## [AIM]
Quote each line of the material verbatim, without the pictures.

## [AVAILABLE DATA]
---
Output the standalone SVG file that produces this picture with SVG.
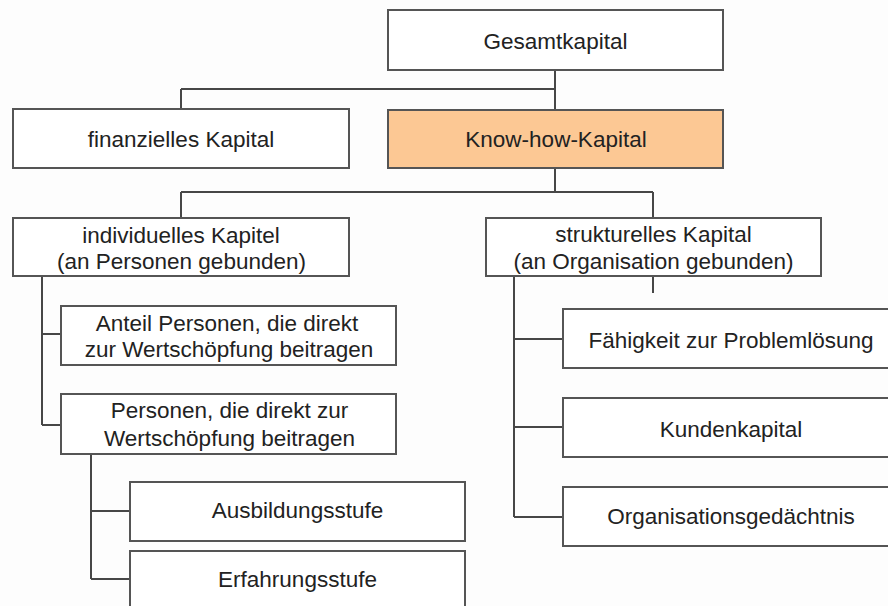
<svg xmlns="http://www.w3.org/2000/svg" width="888" height="606" viewBox="0 0 888 606">
<style>
.box{fill:#ffffff;stroke:#555555;stroke-width:2}
.hl{fill:#fcc894}
.lbl{font-family:"Liberation Sans",Arial,sans-serif;font-size:22.5px;fill:#222222;text-anchor:middle}
.con{fill:none;stroke:#474747;stroke-width:2}
</style>
<rect width="888" height="606" fill="#fdfdfd"/>
<g id="connectors">
<path class="con" d="M555,70 V110 M181,89 H555 M181,89 V109"/>
<path class="con" d="M555,168 V192 M181,192 H653 M181,192 V218 M653,192 V218"/>
<path class="con" d="M42,276 V425 M42,334 H61 M42,425 H61"/>
<path class="con" d="M91,454 V579 M91,511 H130 M91,579 H130"/>
<path class="con" d="M514,276 V517 M514,339 H563 M514,427 H563 M514,517 H563"/>
<path class="con" d="M653,276 V293"/>
</g>
<g id="gesamtkapital">
<rect class="box" x="388" y="10" width="335" height="60"/>
<text class="lbl" x="555.5" y="49">Gesamtkapital</text>
</g>
<g id="finanzielles">
<rect class="box" x="13" y="109" width="336" height="59"/>
<text class="lbl" x="181" y="147">finanzielles Kapital</text>
</g>
<g id="knowhow">
<rect class="box hl" x="388" y="110" width="335" height="58"/>
<text class="lbl" x="556" y="147">Know-how-Kapital</text>
</g>
<g id="individuelles">
<rect class="box" x="13" y="218" width="336" height="58"/>
<text class="lbl" x="181" y="243">individuelles Kapitel</text>
<text class="lbl" x="181.5" y="269">(an Personen gebunden)</text>
</g>
<g id="strukturelles">
<rect class="box" x="486" y="218" width="335" height="58"/>
<text class="lbl" x="653.5" y="242">strukturelles Kapital</text>
<text class="lbl" x="653.5" y="269">(an Organisation gebunden)</text>
</g>
<g id="anteil">
<rect class="box" x="61" y="306" width="335" height="59"/>
<text class="lbl" x="227" y="331">Anteil Personen, die direkt</text>
<text class="lbl" x="229" y="357">zur Wertschöpfung beitragen</text>
</g>
<g id="personen">
<rect class="box" x="61" y="394" width="335" height="60"/>
<text class="lbl" x="229.5" y="418">Personen, die direkt zur</text>
<text class="lbl" x="229.5" y="446">Wertschöpfung beitragen</text>
</g>
<g id="ausbildung">
<rect class="box" x="130" y="482" width="335" height="59"/>
<text class="lbl" x="297.5" y="518">Ausbildungsstufe</text>
</g>
<g id="erfahrung">
<rect class="box" x="130" y="551" width="335" height="70"/>
<text class="lbl" x="297.5" y="587">Erfahrungsstufe</text>
</g>
<g id="faehigkeit">
<rect class="box" x="563" y="309" width="336" height="59"/>
<text class="lbl" x="731" y="348">Fähigkeit zur Problemlösung</text>
</g>
<g id="kunden">
<rect class="box" x="563" y="398" width="336" height="59"/>
<text class="lbl" x="731" y="437">Kundenkapital</text>
</g>
<g id="organisation">
<rect class="box" x="563" y="487" width="336" height="59"/>
<text class="lbl" x="731" y="524">Organisationsgedächtnis</text>
</g>
</svg>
---
## [FINISHED ANSWER]
Output the standalone SVG file that produces this picture with SVG.
<svg xmlns="http://www.w3.org/2000/svg" width="888" height="606" viewBox="0 0 888 606">
<style>
.box{fill:#ffffff;stroke:#555555;stroke-width:2}
.hl{fill:#fcc894}
.lbl{font-family:"Liberation Sans",Arial,sans-serif;font-size:22.5px;fill:#222222;text-anchor:middle}
.con{fill:none;stroke:#474747;stroke-width:2}
</style>
<rect width="888" height="606" fill="#fdfdfd"/>
<g id="connectors">
<path class="con" d="M555,70 V110 M181,89 H555 M181,89 V109"/>
<path class="con" d="M555,168 V192 M181,192 H653 M181,192 V218 M653,192 V218"/>
<path class="con" d="M42,276 V425 M42,334 H61 M42,425 H61"/>
<path class="con" d="M91,454 V579 M91,511 H130 M91,579 H130"/>
<path class="con" d="M514,276 V517 M514,339 H563 M514,427 H563 M514,517 H563"/>
<path class="con" d="M653,276 V293"/>
</g>
<g id="gesamtkapital">
<rect class="box" x="388" y="10" width="335" height="60"/>
<text class="lbl" x="555.5" y="49">Gesamtkapital</text>
</g>
<g id="finanzielles">
<rect class="box" x="13" y="109" width="336" height="59"/>
<text class="lbl" x="181" y="147">finanzielles Kapital</text>
</g>
<g id="knowhow">
<rect class="box hl" x="388" y="110" width="335" height="58"/>
<text class="lbl" x="556" y="147">Know-how-Kapital</text>
</g>
<g id="individuelles">
<rect class="box" x="13" y="218" width="336" height="58"/>
<text class="lbl" x="181" y="243">individuelles Kapitel</text>
<text class="lbl" x="181.5" y="269">(an Personen gebunden)</text>
</g>
<g id="strukturelles">
<rect class="box" x="486" y="218" width="335" height="58"/>
<text class="lbl" x="653.5" y="242">strukturelles Kapital</text>
<text class="lbl" x="653.5" y="269">(an Organisation gebunden)</text>
</g>
<g id="anteil">
<rect class="box" x="61" y="306" width="335" height="59"/>
<text class="lbl" x="227" y="331">Anteil Personen, die direkt</text>
<text class="lbl" x="229" y="357">zur Wertschöpfung beitragen</text>
</g>
<g id="personen">
<rect class="box" x="61" y="394" width="335" height="60"/>
<text class="lbl" x="229.5" y="418">Personen, die direkt zur</text>
<text class="lbl" x="229.5" y="446">Wertschöpfung beitragen</text>
</g>
<g id="ausbildung">
<rect class="box" x="130" y="482" width="335" height="59"/>
<text class="lbl" x="297.5" y="518">Ausbildungsstufe</text>
</g>
<g id="erfahrung">
<rect class="box" x="130" y="551" width="335" height="70"/>
<text class="lbl" x="297.5" y="587">Erfahrungsstufe</text>
</g>
<g id="faehigkeit">
<rect class="box" x="563" y="309" width="336" height="59"/>
<text class="lbl" x="731" y="348">Fähigkeit zur Problemlösung</text>
</g>
<g id="kunden">
<rect class="box" x="563" y="398" width="336" height="59"/>
<text class="lbl" x="731" y="437">Kundenkapital</text>
</g>
<g id="organisation">
<rect class="box" x="563" y="487" width="336" height="59"/>
<text class="lbl" x="731" y="524">Organisationsgedächtnis</text>
</g>
</svg>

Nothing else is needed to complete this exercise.